Friday, February 26, 2010

Why I Still Hate Yanni

Years ago my wife and I went camping on Catalina Island. Now this was shortly after returning from living abroad. We were both in pretty good shape and liked hiking and outdoor stuff plus we didn't have any kids yet. We took a boat over to the island from the mainland to Two Harbors and then took a bus to the campsite. What a bust that place was. The water tasted like chlorine (it was treated rainwater). The sun was so intense that whole week that we had to build a shelter next to our tiny pup tent. Now the brochure had promised that every campsite had a palm tree-they just didn’t tell us that ours was only about 2 feet tall and useless for shade. We ended up actually building shade out of spare wooden pallets.

Things were going along OK  The diet was pretty lean, consisting many of rehydrated foods and good coffee (we brought along one of this little espresso makers). We actually ended up hiking back into town and bringing some decent water back, lugging it on our backs. So things were going just great (well OK) until Yanni and his love interest rolled into camp. I mean literally rolled because they came by bicycle (motor vehicles are prohibited on the island). I immediately nicknamed him Yanni because he had that doofus-looking long girly hair and was also all buffed-out like a rock star. He liked to strut around topless too, flexing his muscles.

Yanni and the Mrs both had those sidesaddle panniers on their bikes just packed with gear and goodies. We watched them set up from a safe distance. Yanni had a much bigger tree-enough to shade his walk-in tent. Yanni’s love interest soon disappeared inside the tent (no doubt primping herself for a romantic evening) while he set about preparing a fine meal.

“WTF did he just pull out of those panniers? Was that a steak?” my wife remarked. It was. That Yanni had thought of everything. Fresh vegetables even. Then out came a bottle of wine, and a corkscrew! After he prepared the meal, Yanni disappeared into the tent for the night. No doubt for a major seduction scene.

The next morning Yanni re-emerged topless from the tent to cook his lover breakfast (we never did see her until they packed up and left later on that day).  Once again he dipped his hands into the bottomless panniers "Are those eggs? is that bacon?" soon came the laments. Oh well, at least we had our good coffee. And reconstituted refried beans and rice.


  1. Awwww. I hate Yanni too, then!

  2. Gosh Darcy, I hope some humor came through!

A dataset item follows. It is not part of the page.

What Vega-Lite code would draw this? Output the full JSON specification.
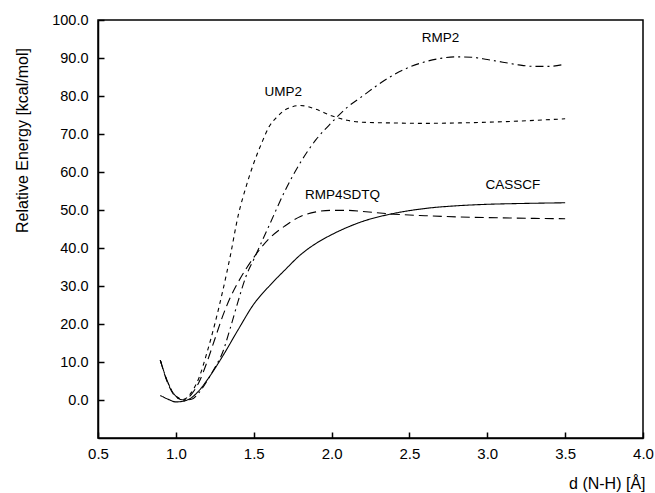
{
  "$schema": "https://vega.github.io/schema/vega-lite/v6.json",
  "autosize": "none",
  "width": 545,
  "height": 418,
  "padding": {"left": 98, "top": 20, "right": 12, "bottom": 55},
  "background": "white",
  "config": {
    "font": "Liberation Sans",
    "view": {"stroke": "black", "strokeWidth": 1.5},
    "axis": {
      "grid": false,
      "domain": true,
      "domainColor": "black",
      "domainWidth": 1.5,
      "tickColor": "black",
      "tickWidth": 1.5,
      "labelColor": "black",
      "titleColor": "black",
      "labelFont": "Liberation Sans",
      "titleFont": "Liberation Sans",
      "labelFontSize": 14.5,
      "titleFontSize": 16,
      "titleFontWeight": "normal"
    }
  },
  "datasets": {
    "curves": [
      {"method": "CASSCF", "d": 0.9, "E": 1.2},
      {"method": "CASSCF", "d": 0.95, "E": 0.2},
      {"method": "CASSCF", "d": 1.0, "E": -0.5},
      {"method": "CASSCF", "d": 1.05, "E": -0.3},
      {"method": "CASSCF", "d": 1.1, "E": 0.6},
      {"method": "CASSCF", "d": 1.15, "E": 2.5},
      {"method": "CASSCF", "d": 1.2, "E": 5.2},
      {"method": "CASSCF", "d": 1.3, "E": 11.5},
      {"method": "CASSCF", "d": 1.4, "E": 18.5},
      {"method": "CASSCF", "d": 1.5, "E": 25.2},
      {"method": "CASSCF", "d": 1.6, "E": 30.0},
      {"method": "CASSCF", "d": 1.7, "E": 34.2},
      {"method": "CASSCF", "d": 1.8, "E": 38.2},
      {"method": "CASSCF", "d": 1.9, "E": 41.2},
      {"method": "CASSCF", "d": 2.0, "E": 43.5},
      {"method": "CASSCF", "d": 2.2, "E": 47.0},
      {"method": "CASSCF", "d": 2.4, "E": 49.1},
      {"method": "CASSCF", "d": 2.6, "E": 50.4},
      {"method": "CASSCF", "d": 2.8, "E": 51.1},
      {"method": "CASSCF", "d": 3.0, "E": 51.5},
      {"method": "CASSCF", "d": 3.2, "E": 51.7},
      {"method": "CASSCF", "d": 3.5, "E": 51.9},
      {"method": "UMP2", "d": 0.9, "E": 10.5},
      {"method": "UMP2", "d": 0.95, "E": 4.5},
      {"method": "UMP2", "d": 1.0, "E": 1.0},
      {"method": "UMP2", "d": 1.05, "E": 0.2},
      {"method": "UMP2", "d": 1.1, "E": 2.0},
      {"method": "UMP2", "d": 1.15, "E": 6.0},
      {"method": "UMP2", "d": 1.2, "E": 12.5},
      {"method": "UMP2", "d": 1.25, "E": 20.0},
      {"method": "UMP2", "d": 1.3, "E": 28.5},
      {"method": "UMP2", "d": 1.35, "E": 38.0},
      {"method": "UMP2", "d": 1.4, "E": 48.5},
      {"method": "UMP2", "d": 1.45, "E": 56.0},
      {"method": "UMP2", "d": 1.5, "E": 62.3},
      {"method": "UMP2", "d": 1.55, "E": 67.5},
      {"method": "UMP2", "d": 1.6, "E": 72.0},
      {"method": "UMP2", "d": 1.65, "E": 74.5},
      {"method": "UMP2", "d": 1.7, "E": 76.3},
      {"method": "UMP2", "d": 1.8, "E": 77.5},
      {"method": "UMP2", "d": 1.9, "E": 76.5},
      {"method": "UMP2", "d": 2.0, "E": 74.8},
      {"method": "UMP2", "d": 2.1, "E": 73.6},
      {"method": "UMP2", "d": 2.2, "E": 73.1},
      {"method": "UMP2", "d": 2.4, "E": 72.9},
      {"method": "UMP2", "d": 2.6, "E": 72.8},
      {"method": "UMP2", "d": 2.8, "E": 72.9},
      {"method": "UMP2", "d": 3.0, "E": 73.1},
      {"method": "UMP2", "d": 3.2, "E": 73.4},
      {"method": "UMP2", "d": 3.5, "E": 74.0},
      {"method": "RMP4SDTQ", "d": 0.9, "E": 10.5},
      {"method": "RMP4SDTQ", "d": 0.95, "E": 4.2},
      {"method": "RMP4SDTQ", "d": 1.0, "E": 0.8},
      {"method": "RMP4SDTQ", "d": 1.05, "E": 0.0},
      {"method": "RMP4SDTQ", "d": 1.1, "E": 1.5},
      {"method": "RMP4SDTQ", "d": 1.15, "E": 4.8},
      {"method": "RMP4SDTQ", "d": 1.2, "E": 10.0},
      {"method": "RMP4SDTQ", "d": 1.25, "E": 16.0},
      {"method": "RMP4SDTQ", "d": 1.3, "E": 22.0},
      {"method": "RMP4SDTQ", "d": 1.35, "E": 27.0},
      {"method": "RMP4SDTQ", "d": 1.4, "E": 31.0},
      {"method": "RMP4SDTQ", "d": 1.5, "E": 37.5},
      {"method": "RMP4SDTQ", "d": 1.6, "E": 42.5},
      {"method": "RMP4SDTQ", "d": 1.7, "E": 45.8},
      {"method": "RMP4SDTQ", "d": 1.8, "E": 48.3},
      {"method": "RMP4SDTQ", "d": 1.9, "E": 49.5},
      {"method": "RMP4SDTQ", "d": 2.0, "E": 49.9},
      {"method": "RMP4SDTQ", "d": 2.1, "E": 49.9},
      {"method": "RMP4SDTQ", "d": 2.2, "E": 49.6},
      {"method": "RMP4SDTQ", "d": 2.4, "E": 48.9},
      {"method": "RMP4SDTQ", "d": 2.6, "E": 48.5},
      {"method": "RMP4SDTQ", "d": 2.8, "E": 48.2},
      {"method": "RMP4SDTQ", "d": 3.0, "E": 48.0},
      {"method": "RMP4SDTQ", "d": 3.5, "E": 47.7},
      {"method": "RMP2", "d": 0.9, "E": 10.5},
      {"method": "RMP2", "d": 0.95, "E": 4.5},
      {"method": "RMP2", "d": 1.0, "E": 1.0},
      {"method": "RMP2", "d": 1.05, "E": 0.0},
      {"method": "RMP2", "d": 1.1, "E": 0.2},
      {"method": "RMP2", "d": 1.15, "E": 2.0},
      {"method": "RMP2", "d": 1.2, "E": 5.0},
      {"method": "RMP2", "d": 1.25, "E": 8.5},
      {"method": "RMP2", "d": 1.3, "E": 12.5},
      {"method": "RMP2", "d": 1.35, "E": 19.0},
      {"method": "RMP2", "d": 1.4, "E": 26.0},
      {"method": "RMP2", "d": 1.45, "E": 32.5},
      {"method": "RMP2", "d": 1.5, "E": 37.0},
      {"method": "RMP2", "d": 1.55, "E": 41.5},
      {"method": "RMP2", "d": 1.6, "E": 46.0},
      {"method": "RMP2", "d": 1.7, "E": 55.0},
      {"method": "RMP2", "d": 1.8, "E": 62.5},
      {"method": "RMP2", "d": 1.9, "E": 68.5},
      {"method": "RMP2", "d": 2.0, "E": 73.0},
      {"method": "RMP2", "d": 2.1, "E": 77.0},
      {"method": "RMP2", "d": 2.2, "E": 80.0},
      {"method": "RMP2", "d": 2.3, "E": 83.0},
      {"method": "RMP2", "d": 2.4, "E": 85.6},
      {"method": "RMP2", "d": 2.5, "E": 87.6},
      {"method": "RMP2", "d": 2.6, "E": 89.0},
      {"method": "RMP2", "d": 2.7, "E": 89.9},
      {"method": "RMP2", "d": 2.8, "E": 90.3},
      {"method": "RMP2", "d": 2.9, "E": 90.2},
      {"method": "RMP2", "d": 3.0, "E": 89.6},
      {"method": "RMP2", "d": 3.1, "E": 88.9},
      {"method": "RMP2", "d": 3.2, "E": 88.2},
      {"method": "RMP2", "d": 3.3, "E": 87.8},
      {"method": "RMP2", "d": 3.4, "E": 87.8},
      {"method": "RMP2", "d": 3.5, "E": 88.4}
    ],
    "labels": [
      {"label": "UMP2", "d": 1.69, "E": 81.0},
      {"label": "RMP2", "d": 2.70, "E": 95.3},
      {"label": "RMP4SDTQ", "d": 2.07, "E": 53.9},
      {"label": "CASSCF", "d": 3.165, "E": 56.6}
    ]
  },
  "layer": [
    {
      "data": {"name": "curves"},
      "mark": {"type": "line", "color": "black", "strokeWidth": 1.1, "interpolate": "monotone"},
      "encoding": {
        "x": {
          "field": "d", "type": "quantitative",
          "scale": {"domain": [0.5, 4.0], "nice": false, "zero": false},
          "axis": {
            "values": [0.5, 1.0, 1.5, 2.0, 2.5, 3.0, 3.5, 4.0],
            "format": ".1f",
            "tickSize": -6,
            "labelPadding": 14,
            "labelFontSize": 15,
            "labelFlush": false,
            "labelOverlap": false,
            "title": "d (N-H) [Å]",
            "titleAnchor": "end",
            "titleFontSize": 16,
            "titleX": 547,
            "titleY": 45,
            "titleBaseline": "middle"
          }
        },
        "y": {
          "field": "E", "type": "quantitative",
          "scale": {"domain": [-10, 100], "nice": false, "zero": false},
          "axis": {
            "values": [0, 10, 20, 30, 40, 50, 60, 70, 80, 90, 100],
            "format": ".1f",
            "tickSize": -6,
            "labelPadding": 16,
            "labelOverlap": false,
            "labelFlush": false,
            "title": "Relative Energy [kcal/mol]",
            "titleFontSize": 16,
            "titleX": -76,
            "titleY": 120,
            "titleAngle": -90,
            "titleAlign": "center",
            "titleBaseline": "middle"
          }
        },
        "strokeDash": {
          "field": "method", "type": "nominal",
          "scale": {
            "domain": ["CASSCF", "RMP4SDTQ", "UMP2", "RMP2"],
            "range": [[1, 0], [9, 5], [4, 4], [8, 4, 2, 4]]
          },
          "legend": null
        },
        "detail": {"field": "method"}
      }
    },
    {
      "data": {"name": "labels"},
      "mark": {"type": "text", "font": "Liberation Sans", "fontSize": 13.5, "color": "black"},
      "encoding": {
        "x": {"field": "d", "type": "quantitative"},
        "y": {"field": "E", "type": "quantitative"},
        "text": {"field": "label"}
      }
    }
  ]
}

  3. LOL. It did. But geez! Why camp if you're going to bring a four course meal? It's kind of the anti-camping and yeah, it's a little obnoxious.

    But you did write it with tons of good humor. I'd have snuck over and raided their ice chest.

  4. While in college a buddy and I often camped at a beautiful place called Devils Lake State Park. Chickelit and Ruth Anne have probably been there.

    Late one night a huge motor home pulls into the campsite next to ours. Next morning, while we are cooking breakfast on a Coleman stove, a guy gets out of the motorhome. He's in his late forties and a bit overweight. He's dressed for hiking up Mt. McKinley. Expensive Italian hiking boots, three layers of socks, shorts with many pockets, shirt, photographers vest and a safari hat.

    There is a carabiner attached to each belt loop. From the carabiners dangle a compass, a first aid kit, a canteen, and Swiss Army Knife.

    We wave at him, he nods his head, then takes a minibike off the back bumper and rides 50 yards to the shower/toilet building. After returning he pulls out a lawn chair and sits. He was still sitting whe came back for lunch. There are empty beer cans next to him. While we are chuckling about this a delivery car pulls up with his pizza.

    He rides his minibike to the can again after lunch then back to the lawn chair. When we came back at sunset he was in the motorhome, a/c running, watching TV.

    He pulled out the next day, having conquered the wilderness.

  5. LOL. See? That's exactly what I mean. You're allowed to take treats on a camping trip, of course, but what is the experience all about if you bring every creature comfort with you?

    It's kinda silly.

  6. Going tent camping over Memorial Day weekend at Palomar Mountain State Park. We had to make reservations way in advance. The kids like to fish and the whole location reminds us of Northern California: there are cedar trees that look like Redwoods. The observatory is only a few miles away and always worth a visit.